As is well known in the art, inertial forces increase as the fourth power of the diameter of a rotary throttling device. A smaller diameter for the control member would dramatically reduce the inertial forces. U.S. Pat. No. 4,977,816 issued on Dec. 18, 1990 to W. Kuttruf for a Hydraulic Motor Control System with a Rotating Servo Valve provides a rotary valve which employs a rotating piston. The piston is in the form of a rod along which are cut axially disposed recesses on the outer surface of the rod. Although the diameter of the control member has been reduced substantially as compared to the Rozycki device, the recesses provide fluid passageways whose cross-sectional area is severely restricted such that the volume of fluid flow per unit time is inadequate for a seismic vibrator where flow rates in excess of 100 gallons per minute at systems pressures of 3000 psi are commonplace.
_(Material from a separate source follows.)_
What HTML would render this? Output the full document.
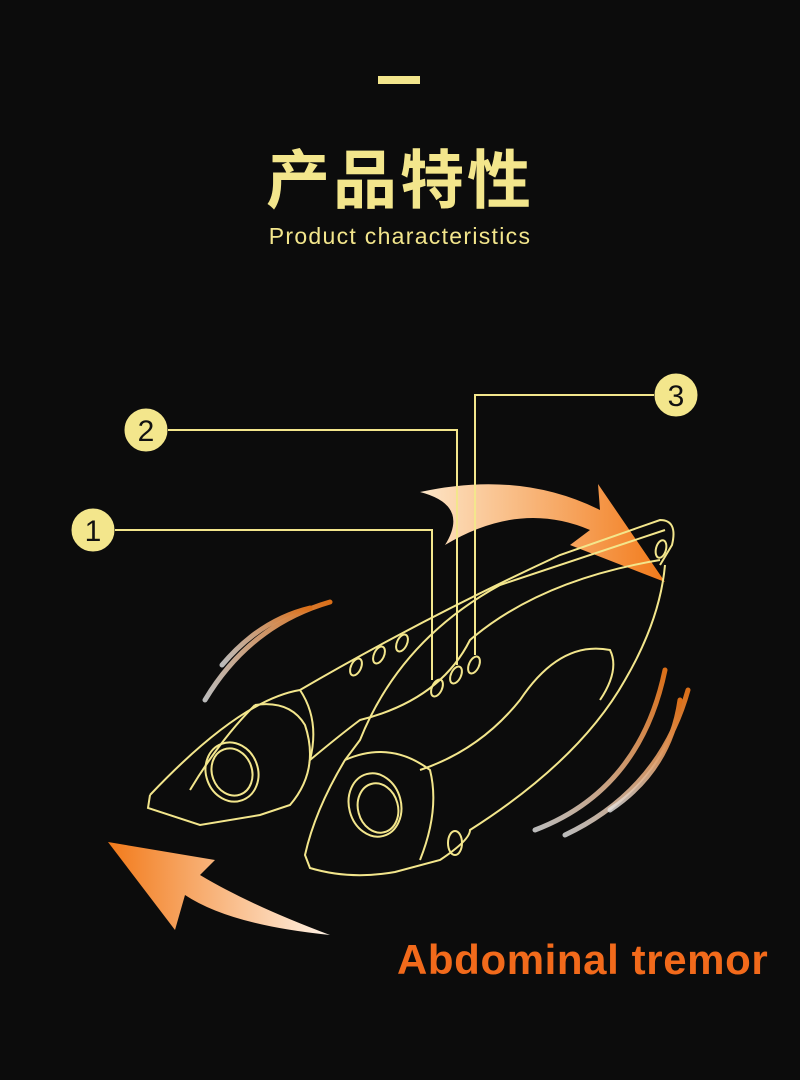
<!DOCTYPE html>
<html><head><meta charset="utf-8"><style>
html,body{margin:0;padding:0;background:#0c0c0c;}
body{width:800px;height:1080px;position:relative;overflow:hidden;font-family:"Liberation Sans","Noto Sans CJK SC",sans-serif;}
.t{position:absolute;left:0;width:800px;text-align:center;color:#f3e68c;}
</style></head><body>
<div style="position:absolute;left:378px;top:76px;width:42px;height:8px;background:#f3e68c"></div>
<div class="t" style="top:130px;font-size:64px;font-weight:bold;letter-spacing:3px;font-family:'Noto Sans CJK SC',sans-serif">产品特性</div>
<div class="t" style="top:223px;font-size:23px;letter-spacing:1.3px">Product characteristics</div>
<svg width="800" height="1080" style="position:absolute;left:0;top:0">
<defs>
<linearGradient id="g1" x1="0" y1="0" x2="1" y2="0"><stop offset="0" stop-color="#fde6c8"/><stop offset="1" stop-color="#f27a1a"/></linearGradient>
<linearGradient id="g2" x1="1" y1="0" x2="0" y2="0"><stop offset="0" stop-color="#fff3e6"/><stop offset="1" stop-color="#f27a1a"/></linearGradient>
<linearGradient id="g3" x1="0" y1="1" x2="1" y2="0"><stop offset="0" stop-color="#fff" stop-opacity=".8"/><stop offset="1" stop-color="#f27a1a"/></linearGradient>
</defs>
<path d="M420 492 Q520 470 600 510 L598 484 L665 582 L570 545 L590 530 Q520 500 445 545 Q470 505 420 492Z" fill="url(#g1)"/>
<path d="M330 935 Q230 925 185 895 L175 930 L108 842 L215 860 L200 875 Q250 905 330 935Z" fill="url(#g2)"/>
<g fill="none" stroke="url(#g3)" stroke-width="5" stroke-linecap="round" opacity=".9">
<path d="M205 700 Q250 625 330 602"/><path d="M222 665 Q260 620 310 608"/>
<path d="M535 830 Q640 790 665 670"/><path d="M565 835 Q660 790 688 690"/><path d="M610 810 Q670 770 680 700"/>
</g>
<g fill="none" stroke="#f3e68c" stroke-width="2">
<path d="M115 530 H432 V680"/><path d="M168 430 H457 V665"/><path d="M654 395 H475 V655"/>
</g>
<g fill="#f3e68c" stroke="#f3e68c">
<circle cx="93" cy="530" r="21"/><circle cx="146" cy="430" r="21"/><circle cx="676" cy="395" r="21"/>
</g>
<g font-size="30" fill="#111" text-anchor="middle" font-family="Liberation Sans,sans-serif">
<text x="93" y="541">1</text><text x="146" y="441">2</text><text x="676" y="406">3</text>
</g>
<g fill="none" stroke="#f3e68c" stroke-width="2">
<path d="M150 795 Q240 700 300 690 Q420 620 560 555 L660 520 Q678 520 672 545 L660 565"/>
<path d="M150 795 L148 808 L200 825 L260 815 L290 805 Q320 770 305 725 Q290 700 255 705"/>
<path d="M255 705 Q220 740 190 790"/>
<ellipse cx="232" cy="772" rx="26" ry="30" transform="rotate(-20 232 772)"/>
<ellipse cx="232" cy="772" rx="20" ry="24" transform="rotate(-20 232 772)"/>
<path d="M300 690 Q320 720 310 760 Q340 735 360 720 Q440 700 470 640 Q540 580 660 560"/>
<path d="M665 530 L500 585 Q400 640 360 740 L345 760 Q315 810 305 855 L310 868 Q350 880 395 872 L440 860 Q470 840 470 830 Q580 760 625 680 Q660 620 665 565"/>
<path d="M345 760 Q390 740 430 770 Q440 810 420 860"/>
<ellipse cx="375" cy="805" rx="26" ry="32" transform="rotate(-15 375 805)"/>
<ellipse cx="378" cy="808" rx="20" ry="25" transform="rotate(-15 378 808)"/>
<path d="M420 770 Q480 750 520 700 Q560 640 610 650 Q620 670 600 700"/>
<ellipse cx="455" cy="843" rx="7" ry="12"/>
<ellipse cx="661" cy="549" rx="5" ry="9" transform="rotate(15 661 549)"/>
<ellipse cx="356" cy="667" rx="5" ry="9" transform="rotate(25 356 667)"/>
<ellipse cx="379" cy="655" rx="5" ry="9" transform="rotate(25 379 655)"/>
<ellipse cx="402" cy="643" rx="5" ry="9" transform="rotate(25 402 643)"/>
<ellipse cx="437" cy="688" rx="5" ry="9" transform="rotate(25 437 688)"/>
<ellipse cx="456" cy="675" rx="5" ry="9" transform="rotate(25 456 675)"/>
<ellipse cx="474" cy="665" rx="5" ry="9" transform="rotate(25 474 665)"/>
</g>
<text x="397" y="974" font-size="42" font-weight="bold" letter-spacing="0.6" fill="#f26a1b" font-family="Liberation Sans,sans-serif">Abdominal tremor</text>
</svg>
</body></html>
The fluid flow restriction could be reduced by making the recesses deeper but that would be at the expense of reducing the torsional stiffness of the rotating piston. In high-frequency-response duty cycles, torsional resonances that lie within the useful seismic frequency band create stability problems, introduce spurious seismic responses due to unwanted signal resonances and lead to mechanical fatigue with ultimate failure of the valve.
U.S. Pat. No. 5,014,748, issued May 14, 1991 to T. Nogami, teaches a rotary valve in which a motor drives a disk inside of a casing. The relative position of the disk slots and the casing slots determine the opening area of the control orifices. This technology, while perhaps able to provide reasonable response time in low flow valves, the mechanism does not scale. In high flow applications where rapid response is critical, the inertia load for a disk becomes the limiting factor. The moment of inertia for a disk increases as the radius raised to the fourth power as earlier mentioned. For a disk sturdy enough not to deform under high pressure situations, the disk cannot be made arbitrarily thin. Therefore, higher power may be required to accelerate the valve having the geometry disclosed in the '748 patent than the rotary valve of this invention next to be described.
There is a need for an economical, high-frequency-responsive, low-inertia servo valve that will be mechanically stable, that will provide a high fluid-flow rate with a pressure drop less than about 1000 psi and that will be characterized by a robust mechanical design.